_SOURCE EXCERPT_.
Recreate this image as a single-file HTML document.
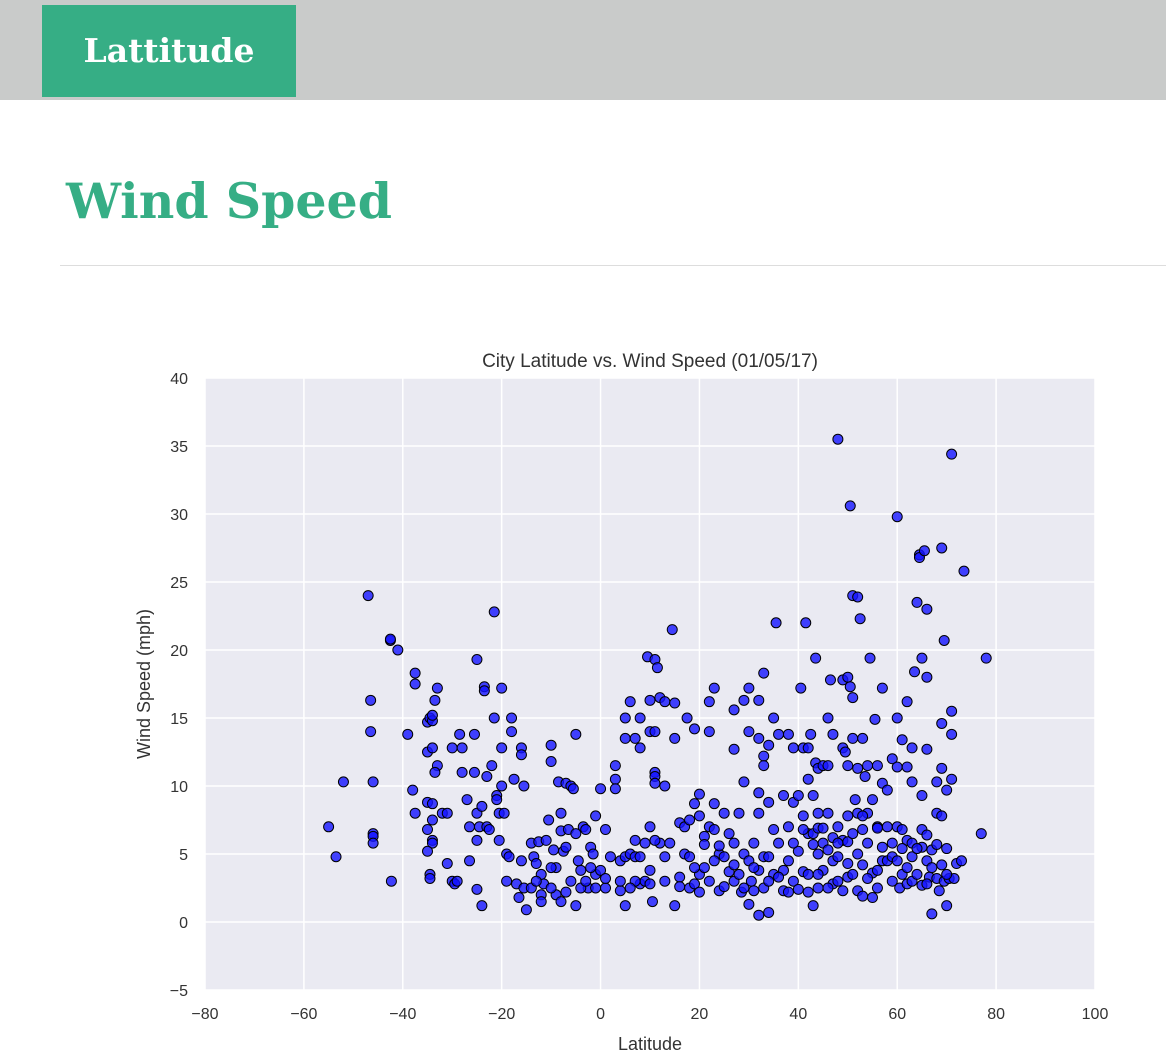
<!DOCTYPE html>
<html><head><meta charset="utf-8"><style>
body{margin:0;width:1166px;height:1060px;background:#fff;overflow:hidden;font-family:"Liberation Sans",sans-serif}
#hdr{position:absolute;left:0;top:0;width:1166px;height:100px;background:#c9cbca}
#tab{position:absolute;left:42px;top:5px;width:254px;height:92px;background:#36ae85;color:#fff;font:bold 33px "DejaVu Serif",serif;text-align:center;line-height:92px}
#h1{position:absolute;left:66px;top:171px;color:#36ae85;font:bold 49px/60px "DejaVu Serif",serif;margin:0}
#hr{position:absolute;left:60px;top:265px;width:1106px;height:1px;background:#ddd}
svg{position:absolute;left:0;top:0}
</style></head><body>
<div id="hdr"></div>
<div id="tab">Lattitude</div>
<h1 id="h1">Wind Speed</h1>
<div id="hr"></div>
<svg id="chart" width="1166" height="1060"></svg>
<script>
const xTicks=[-80,-60,-40,-20,0,20,40,60,80,100];
const yTicks=[-5,0,5,10,15,20,25,30,35,40];
const lat=[-55,-53.5,-52,-47,-46.5,-46.5,-46,-46,-46,-46,-42.5,-42.5,-42.3,-41,-39,-38,-37.5,-37.5,-37.5,-35,-35,-34.5,-34,-34,-35,-34,-34,-35,-34,-34,-35,-34.5,-34.5,-34,-33.5,-33,-33,-33.5,-32,-31,-31,-30,-30,-29.5,-29,-28.5,-28,-28,-27,-26.5,-26.5,-25.5,-25.5,-25,-25,-25,-25,-24.5,-24,-23.5,-23.5,-23,-23,-24,-22.5,-22,-21.5,-21.5,-21,-21,-20.5,-20.5,-20,-20,-20,-19.5,-19,-19,-18.5,-18,-18,-17.5,-17,-16.5,-16,-16,-15.5,-15.5,-15,-14,-13.5,-13,-12.5,-12,-11.5,-11,-10.5,-10,-10,-9.5,-9,-8.5,-8,-8,-7.5,-7,-6.5,-6,-5.5,-5,-5,-4.5,-4,-3.5,-3,-2.5,-2,-1.5,-1,-1,0,0,1,1,
3,3,3,4,4,5,5,5,5,6,6,7,7,7,8,8,8,9,9,9.5,10,10,10,10,10.5,11,11,11,11,11,11.5,12,12,13,13,13,14,14.5,15,15,15,16,16,17,17,17.5,18,18,19,19,19,20,20,20,21,21,22,22,22,22,23,23,23,24,24,25,25,26,26,27,27,27,27,28,28,28.5,29,29,29,29,30,30,30,30,30.5,31,31,32,32,32,32,32,32,33,33,33,33,33,34,34,34,34,35,35,35,35.5,36,36,37,37,37,38,38,38,39,39,39,40,40,40,40.5,41,41,41,41.5,42,42,42,42,42.5,43,43,43,43.5,43.5,44,44,44,44,45,45,45,46,46,46,46,46.5,47,47,47,48,48,48,49,49,49,49,49.5,50,50,50,50,50,50.5,50.5,51,51,51,51,51.5,52,52,52,52,52.5,53,53,53,53,53.5,54,54,54,54.5,55,55,55,55.5,56,56,56,57,57,57,58,58,59,59,59,60,60,60,60,60.5,61,61,61,62,62,62,62,63,63,63,63,63.5,64,64.5,64.5,65,65,65,65,65.5,66,66,66,66,66.5,67,67,68,68,68,68.5,69,69,69,69,69.5,69.5,70,70,70,70.5,71,71,71,71,71.5,72,73,73.5,77,78,
41,43,44,45,47,48,50,51,52,53,56,57,58,59,60,61,63,64,65,66,67,68,69,70,66,64,62,56,54,48,46,44,42,39,38,36,34,31,27,25,24,23,21,20,19,18,16,13,11,10,8,7,6,4,2,1,-1,-2,-6,-7,-9,-10,-12,-14,-16,-13,-12,-10,-8,-7,-5,-4,-3];
const wind=[7,4.8,10.3,24,16.3,14,10.3,6.5,6.3,5.8,20.7,20.8,3,20,13.8,9.7,18.3,17.5,8,14.7,12.5,15,14.8,15.2,8.8,8.7,7.5,6.8,6,5.8,5.2,3.5,3.2,12.8,16.3,17.2,11.5,11,8,8,4.3,12.8,3,2.8,3,13.8,12.8,11,9,7,4.5,13.8,11,19.3,6,8,2.4,7,8.5,17.3,17,10.7,7,1.2,6.8,11.5,22.8,15,9.3,9,8,6,17.2,12.8,10,8,3,5,4.8,15,14,10.5,2.8,1.8,12.8,12.3,2.5,10,0.9,5.8,4.8,4.3,5.9,2,2.8,6,7.5,13,11.8,5.3,4,10.3,8,6.7,5.2,10.2,6.8,10,9.8,13.8,6.5,4.5,3.8,7,6.8,2.5,5.5,5,7.8,3.5,9.8,3.8,6.8,2.5,
11.5,10.5,9.8,4.5,2.3,15,13.5,4.8,1.2,16.2,5,13.5,6,4.8,15,12.8,2.8,5.8,3,19.5,16.3,14,7,2.8,1.5,19.3,11,10.7,10.2,14,18.7,16.5,5.8,16.2,10,4.8,5.8,21.5,16.1,13.5,1.2,7.3,3.3,7,5,15,4.8,2.5,8.7,2.8,14.2,9.4,7.8,3.5,6.3,4,16.2,14,7,3,17.2,8.7,6.8,5,2.3,8,4.8,6.5,3.7,15.6,12.7,4.2,3,8,3.5,2.2,16.3,10.3,5,2.5,17.2,14,4.5,1.3,3,5.8,2.3,16.3,13.5,9.5,8,3.8,0.5,18.3,12.2,11.5,4.8,2.5,13,8.8,4.8,0.7,15,6.8,3.5,22,13.8,5.8,9.3,3.8,2.3,13.8,7,4.5,12.8,8.8,3,9.3,5.2,2.4,17.2,12.8,7.8,3.7,22,12.8,10.5,6.5,3.5,13.8,9.3,6.5,1.2,19.4,11.7,11.3,8,5,2.5,11.5,5.8,3.8,15,11.5,8,5.3,17.8,13.8,4.5,2.8,35.5,7,4.8,17.8,12.8,6,2.3,12.5,18,11.5,7.8,4.3,3.3,17.3,30.6,16.5,13.5,24,3.5,9,23.9,11.3,5,2.3,22.3,13.5,6.8,4.2,1.9,10.7,11.5,8,5.8,19.4,9,3.6,1.8,14.9,11.5,7,2.5,17.2,10.2,4.5,9.7,7,12,5.8,3,29.8,15,11.4,7,2.5,13.4,6.8,3.5,16.2,11.4,6,2.8,12.8,10.3,4.8,3,18.4,23.5,27,26.8,19.4,9.3,5.5,2.7,27.3,23,18,12.7,4.5,3.3,5.3,0.6,10.3,8,3.2,2.3,27.5,11.3,14.6,7.8,20.7,3,9.7,5.4,1.2,3.2,15.5,13.8,10.5,34.4,3.2,4.3,4.5,25.8,6.5,19.4,
6.8,5.7,6.9,6.9,6.2,5.8,5.9,6.5,8,7.8,6.9,5.5,4.5,4.8,4.5,5.4,5.8,5.4,6.8,6.4,4,5.7,4.2,3.5,2.8,3.5,4,3.8,3.2,3,2.5,3.5,2.2,5.8,2.2,3.3,3,4,5.8,2.6,5.6,4.5,5.7,2.2,4,7.5,2.6,3,6,3.8,4.8,3,2.5,3,4.8,3.2,2.5,4,3,5.5,2,4,3.5,2.5,4.5,3,1.5,2.5,1.5,2.2,1.2,2.5,3];
const L=205,R=1095,T=378,B=990;
const sx=v=>L+(v+80)/180*(R-L), sy=v=>B-(v+5)/45*(B-T);
const fmt=v=>v<0?'\u2212'+(-v):String(v);
const svg=document.getElementById('chart'),NS='http://www.w3.org/2000/svg';
function mk(t,a,p){const e=document.createElementNS(NS,t);for(const k in a)e.setAttribute(k,a[k]);(p||svg).appendChild(e);return e;}
const bg=mk('rect',{x:L,y:T,width:R-L,height:B-T,fill:'#eaeaf2'});


xTicks.forEach(v=>{const g=mk('line',{x1:sx(v),x2:sx(v),y1:T,y2:B,stroke:'#fff','stroke-width':1.5});


const t=mk('text',{x:sx(v),y:1019,'text-anchor':'middle','font-size':16,fill:'#333'});t.textContent=fmt(v);

});
yTicks.forEach(v=>{const g=mk('line',{x1:L,x2:R,y1:sy(v),y2:sy(v),stroke:'#fff','stroke-width':1.5});


const t=mk('text',{x:188,y:sy(v)+6,'text-anchor':'end','font-size':16,fill:'#333'});t.textContent=fmt(v);

});
for(let i=0;i<lat.length;i++){const c=mk('circle',{cx:sx(lat[i]),cy:sy(wind[i]),r:5,fill:'rgba(20,20,255,0.8)',stroke:'#000','stroke-width':1});

}
const tt=mk('text',{x:650,y:367,'text-anchor':'middle','font-size':19,fill:'#333'});tt.textContent='City Latitude vs. Wind Speed (01/05/17)';


const xl=mk('text',{x:650,y:1050,'text-anchor':'middle','font-size':18,fill:'#333'});xl.textContent='Latitude';


const yl=mk('text',{x:150,y:684,'text-anchor':'middle','font-size':18,fill:'#333',transform:'rotate(-90 150 684)'});yl.textContent='Wind Speed (mph)';


</script>
</body></html>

_PROBLEM_. Copy out every line with the word "document".

_COMPLETED TASK_.
Recreate this image as a single-file HTML document.
const svg=document.getElementById('chart'),NS='http://www.w3.org/2000/svg';
function mk(t,a,p){const e=document.createElementNS(NS,t);for(const k in a)e.setAttribute(k,a[k]);(p||svg).appendChild(e);return e;}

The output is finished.